* [Extracted records]
· · · · · · ·

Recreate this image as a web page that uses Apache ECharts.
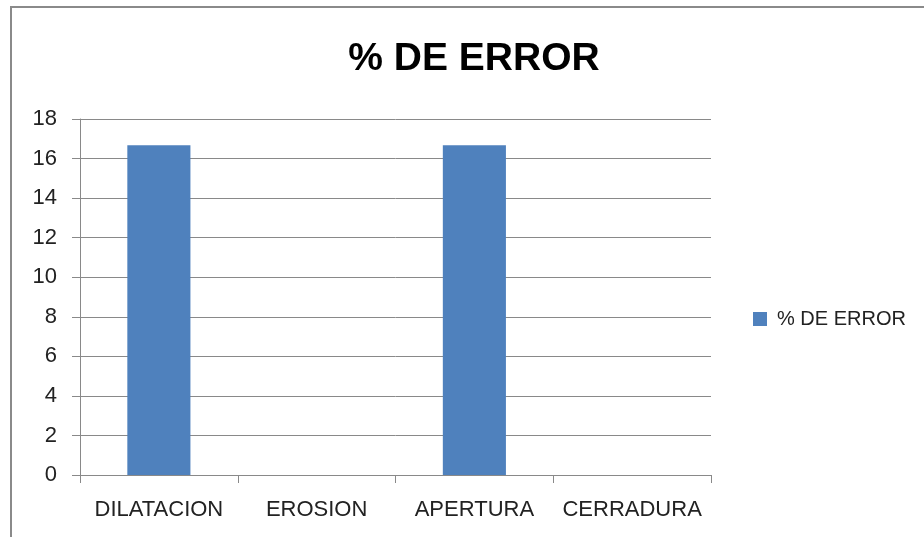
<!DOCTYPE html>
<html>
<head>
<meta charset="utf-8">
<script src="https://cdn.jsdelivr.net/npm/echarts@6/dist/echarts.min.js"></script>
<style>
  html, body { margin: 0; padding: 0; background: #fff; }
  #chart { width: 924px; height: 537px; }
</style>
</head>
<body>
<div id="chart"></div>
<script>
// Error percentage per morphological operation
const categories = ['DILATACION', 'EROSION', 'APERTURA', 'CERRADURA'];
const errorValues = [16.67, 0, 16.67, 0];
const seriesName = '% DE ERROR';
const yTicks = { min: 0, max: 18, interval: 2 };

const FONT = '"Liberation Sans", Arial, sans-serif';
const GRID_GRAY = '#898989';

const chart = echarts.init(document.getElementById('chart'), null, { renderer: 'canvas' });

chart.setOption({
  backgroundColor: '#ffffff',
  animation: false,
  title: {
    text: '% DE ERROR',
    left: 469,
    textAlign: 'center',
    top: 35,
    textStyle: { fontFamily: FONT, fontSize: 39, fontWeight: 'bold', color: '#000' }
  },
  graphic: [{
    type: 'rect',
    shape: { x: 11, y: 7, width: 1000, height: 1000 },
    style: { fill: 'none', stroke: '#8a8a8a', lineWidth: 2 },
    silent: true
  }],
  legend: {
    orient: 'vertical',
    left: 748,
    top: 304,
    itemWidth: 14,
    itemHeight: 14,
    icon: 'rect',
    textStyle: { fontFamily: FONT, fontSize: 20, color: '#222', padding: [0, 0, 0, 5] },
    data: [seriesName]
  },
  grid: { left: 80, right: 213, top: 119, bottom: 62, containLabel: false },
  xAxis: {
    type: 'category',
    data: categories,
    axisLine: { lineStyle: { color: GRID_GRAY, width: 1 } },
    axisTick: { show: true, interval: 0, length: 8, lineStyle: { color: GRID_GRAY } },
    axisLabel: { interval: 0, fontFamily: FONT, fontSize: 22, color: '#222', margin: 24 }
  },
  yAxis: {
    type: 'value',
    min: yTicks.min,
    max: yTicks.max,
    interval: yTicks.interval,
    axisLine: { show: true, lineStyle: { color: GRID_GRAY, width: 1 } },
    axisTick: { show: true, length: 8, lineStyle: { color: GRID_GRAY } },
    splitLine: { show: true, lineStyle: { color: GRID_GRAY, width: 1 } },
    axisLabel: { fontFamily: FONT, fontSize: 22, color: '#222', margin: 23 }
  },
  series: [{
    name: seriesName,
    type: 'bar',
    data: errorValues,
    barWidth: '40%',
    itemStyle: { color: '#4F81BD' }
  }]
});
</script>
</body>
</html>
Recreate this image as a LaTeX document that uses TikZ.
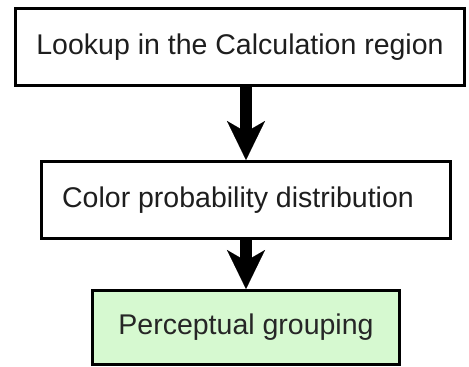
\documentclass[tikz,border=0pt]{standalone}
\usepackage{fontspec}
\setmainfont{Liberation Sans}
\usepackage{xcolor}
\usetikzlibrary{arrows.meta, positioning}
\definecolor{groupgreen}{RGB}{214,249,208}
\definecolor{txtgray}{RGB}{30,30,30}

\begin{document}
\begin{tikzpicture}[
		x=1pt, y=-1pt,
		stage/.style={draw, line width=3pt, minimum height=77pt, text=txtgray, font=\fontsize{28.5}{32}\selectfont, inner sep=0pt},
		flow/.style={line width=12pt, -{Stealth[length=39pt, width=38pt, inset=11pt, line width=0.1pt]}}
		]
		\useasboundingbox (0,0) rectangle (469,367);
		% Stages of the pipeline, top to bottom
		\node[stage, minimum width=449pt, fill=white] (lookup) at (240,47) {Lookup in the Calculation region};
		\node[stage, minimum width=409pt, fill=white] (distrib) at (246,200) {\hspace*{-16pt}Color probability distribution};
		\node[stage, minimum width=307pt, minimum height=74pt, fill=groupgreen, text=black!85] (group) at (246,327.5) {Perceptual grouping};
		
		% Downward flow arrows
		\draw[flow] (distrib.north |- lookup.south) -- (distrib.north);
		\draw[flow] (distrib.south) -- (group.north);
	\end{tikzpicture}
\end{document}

· · · · · · ·

Without the pictures, reproduce every line of the records above exactly.

Recreate this image as a web page that uses Apache ECharts.
<!DOCTYPE html>
<html>
<head>
<meta charset="utf-8">
<script src="https://cdn.jsdelivr.net/npm/echarts@6/dist/echarts.min.js"></script>
<style>
  html, body { margin: 0; padding: 0; background: #fff; }
  #chart { width: 924px; height: 537px; }
</style>
</head>
<body>
<div id="chart"></div>
<script>
// Error percentage per morphological operation
const categories = ['DILATACION', 'EROSION', 'APERTURA', 'CERRADURA'];
const errorValues = [16.67, 0, 16.67, 0];
const seriesName = '% DE ERROR';
const yTicks = { min: 0, max: 18, interval: 2 };

const FONT = '"Liberation Sans", Arial, sans-serif';
const GRID_GRAY = '#898989';

const chart = echarts.init(document.getElementById('chart'), null, { renderer: 'canvas' });

chart.setOption({
  backgroundColor: '#ffffff',
  animation: false,
  title: {
    text: '% DE ERROR',
    left: 469,
    textAlign: 'center',
    top: 35,
    textStyle: { fontFamily: FONT, fontSize: 39, fontWeight: 'bold', color: '#000' }
  },
  graphic: [{
    type: 'rect',
    shape: { x: 11, y: 7, width: 1000, height: 1000 },
    style: { fill: 'none', stroke: '#8a8a8a', lineWidth: 2 },
    silent: true
  }],
  legend: {
    orient: 'vertical',
    left: 748,
    top: 304,
    itemWidth: 14,
    itemHeight: 14,
    icon: 'rect',
    textStyle: { fontFamily: FONT, fontSize: 20, color: '#222', padding: [0, 0, 0, 5] },
    data: [seriesName]
  },
  grid: { left: 80, right: 213, top: 119, bottom: 62, containLabel: false },
  xAxis: {
    type: 'category',
    data: categories,
    axisLine: { lineStyle: { color: GRID_GRAY, width: 1 } },
    axisTick: { show: true, interval: 0, length: 8, lineStyle: { color: GRID_GRAY } },
    axisLabel: { interval: 0, fontFamily: FONT, fontSize: 22, color: '#222', margin: 24 }
  },
  yAxis: {
    type: 'value',
    min: yTicks.min,
    max: yTicks.max,
    interval: yTicks.interval,
    axisLine: { show: true, lineStyle: { color: GRID_GRAY, width: 1 } },
    axisTick: { show: true, length: 8, lineStyle: { color: GRID_GRAY } },
    splitLine: { show: true, lineStyle: { color: GRID_GRAY, width: 1 } },
    axisLabel: { fontFamily: FONT, fontSize: 22, color: '#222', margin: 23 }
  },
  series: [{
    name: seriesName,
    type: 'bar',
    data: errorValues,
    barWidth: '40%',
    itemStyle: { color: '#4F81BD' }
  }]
});
</script>
</body>
</html>
Recreate this image as a LaTeX document that uses TikZ.
\documentclass[tikz,border=0pt]{standalone}
\usepackage{fontspec}
\setmainfont{Liberation Sans}
\usepackage{xcolor}
\usetikzlibrary{arrows.meta, positioning}
\definecolor{groupgreen}{RGB}{214,249,208}
\definecolor{txtgray}{RGB}{30,30,30}

\begin{document}
\begin{tikzpicture}[
		x=1pt, y=-1pt,
		stage/.style={draw, line width=3pt, minimum height=77pt, text=txtgray, font=\fontsize{28.5}{32}\selectfont, inner sep=0pt},
		flow/.style={line width=12pt, -{Stealth[length=39pt, width=38pt, inset=11pt, line width=0.1pt]}}
		]
		\useasboundingbox (0,0) rectangle (469,367);
		% Stages of the pipeline, top to bottom
		\node[stage, minimum width=449pt, fill=white] (lookup) at (240,47) {Lookup in the Calculation region};
		\node[stage, minimum width=409pt, fill=white] (distrib) at (246,200) {\hspace*{-16pt}Color probability distribution};
		\node[stage, minimum width=307pt, minimum height=74pt, fill=groupgreen, text=black!85] (group) at (246,327.5) {Perceptual grouping};
		
		% Downward flow arrows
		\draw[flow] (distrib.north |- lookup.south) -- (distrib.north);
		\draw[flow] (distrib.south) -- (group.north);
	\end{tikzpicture}
\end{document}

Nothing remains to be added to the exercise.